Crítica: Human Flow – Não Existe Lar Se Não Há Para Onde Ir
Com Human Flow, o artista Ai Weiwei explora a crise dos refugiados com um teste de empatia… e paciência
A crise mundial dos refugiados é um tópico denso e difícil de se resumir em um filme só. Human Flow – Não Existe Lar Se Não Há Para Onde Ir é o novo documentário de Ai Weiwei, artista plástico chinês que vive na Alemanha desde 2015, após anos de censuras do governo em seu país natal. O filme abriu a 41ª Mostra Internacional de Cinema em São Paulo, para a qual Weiwei veio. Com estreia marcada para essa quinta-feira, 16, o documentário conta com imagens arrebatadoras, mas um ritmo letárgico.

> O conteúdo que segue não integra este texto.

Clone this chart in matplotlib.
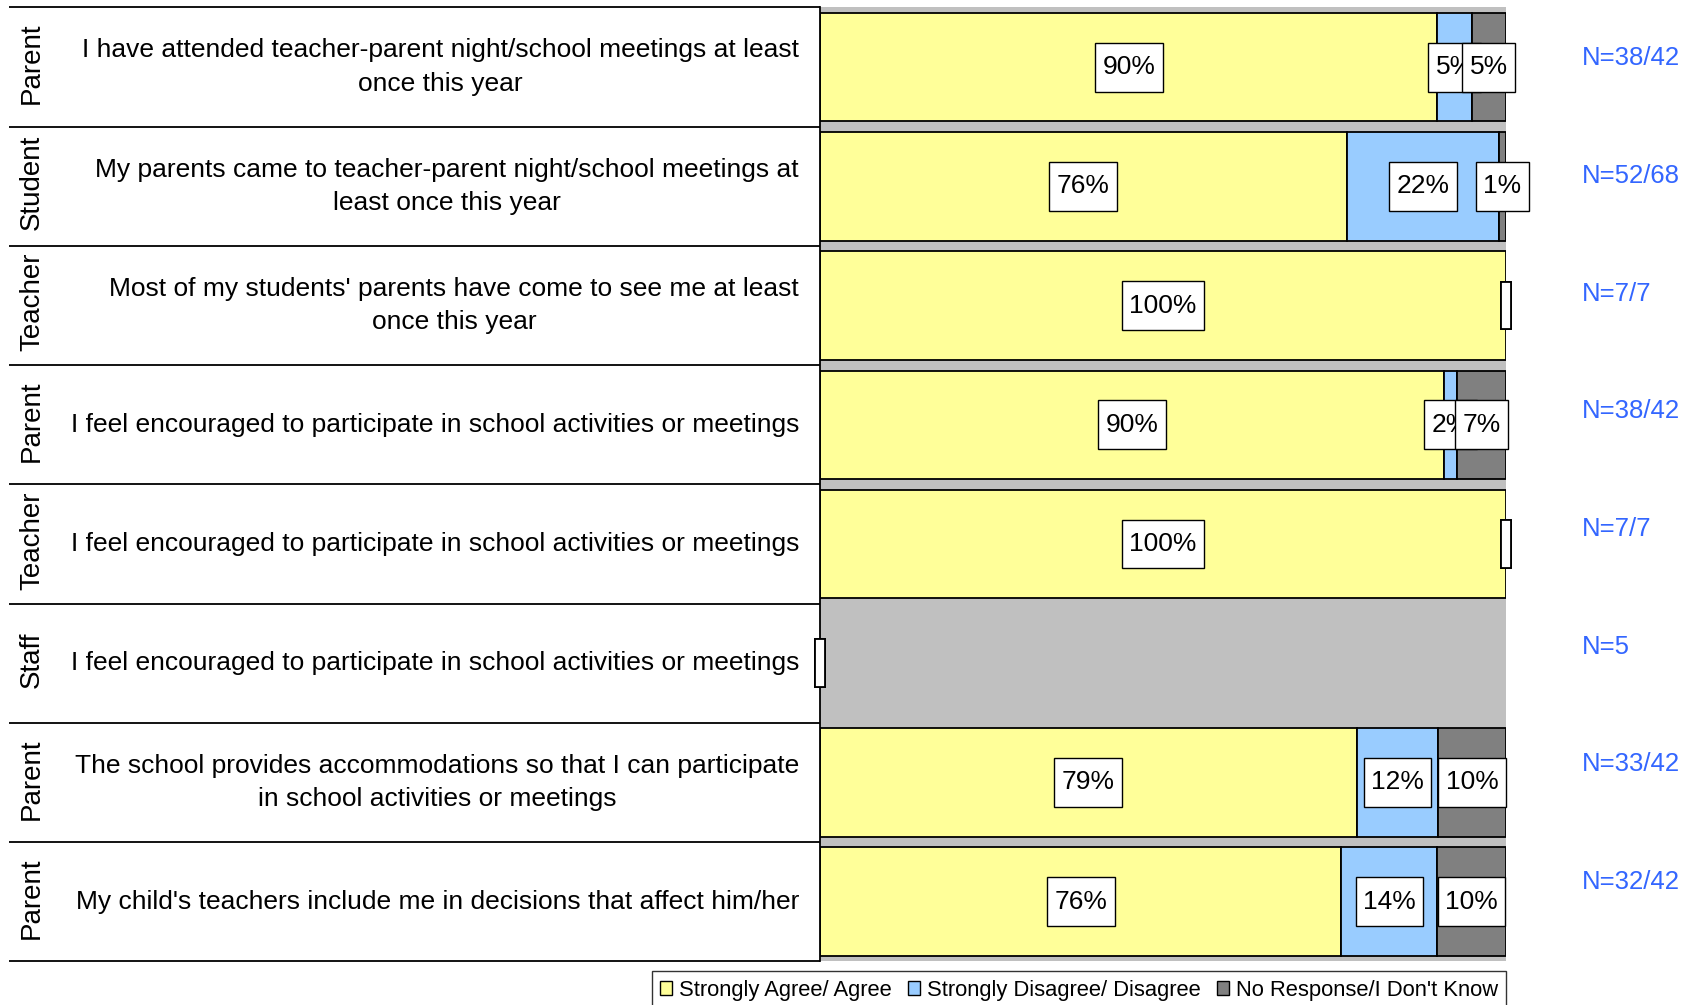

Human Flow é mais Koyaanisqatsi do que A Oeste do Rio Jordão. Weiwei situa seu filme em uma posição distanciada, com um recorte macroscópico que é pontuado por entrevistas que parecem fora de lugar, contando ainda com aparições do próprio diretor, que se tinham alguma função, acabam por prejudicar a imersão. O que mais pesa, no entanto, é a montagem, que passa tempo demais intercalando as centenas de imagens de cobertura sem conferir nenhum ritmo. Aliás, tais imagens podem impressionar o público ao enfatizar a escala dessa viagem cinematográfica, mas muitas vezes não têm nenhum propósito além do puramente estético. O que seria ótimo, caso Human Flow de fato fluisse como seus objetos de estudo.
Espera: objetos de estudo? Isso mesmo, e aí está outro problema na abordagem empregada por Weiwei. As poucas conversas com refugiados são tímidas, no mais. Na verdade, o foco está nos sentimentos mais brutos desses que são estudados, resultando em um ou outro momento realmente poderoso. Um homem chora intensamente ao relatar as múltiplas perdas que sofreu em sua busca por refúgio, enquanto uma garota que vive em um hangar reservado para refugiados em Berlim atesta o profundo tédio que todos sentem com a situação. São pontos interessantes e muito humanos, mas nunca aprofundados.
Mesmo com todas suas deficiências, Human Flow apresenta um ou outro momentos narrativos realmente expressivos. Alguns deles, infelizmente, dizem muito sobre o baixo valor que pode ser atribuído ao ser-humano. Um trecho em Gaza conta a curta história de um tigre que, em situação de necessidade, é quase que imediatamente transportado para Israel para receber cuidados. Já os palestinos, sem seus bens mais básicos, são completamente ignorados. Essa talvez seja a mais forte cena de Human Flow, funcionando como sua própria história e constatação. A imagem que fecha o documentário, com enormes montes de coletes salva-vidas, também marca, e melhora a impressão final que se tem da obra.
E quer saber? Talvez a monotonia de Human Flow seja inteiramente pretendida por Weiwei. Talvez o mesmo se deu com suas aparições em frente à câmera, já que o próprio é um refugiado. Talvez tudo seja mesmo um teste ferrenho de empatia, ironizada (propositalmente?) no momento em que Weiwei tenta, em meio a uma tempestade de areia, tirar uma selfie segurando uma folha com os dizeres “I Ai Weiwei stand #WithRefugees”, até que o papel é levado pela ventania, frustrando a tentativa. Talvez a crise dos refugiados não possa e nem deva entreter. Talvez devêssemos reconhecer nossa dificuldade em enxergar, no outro, alguém como nós mesmos.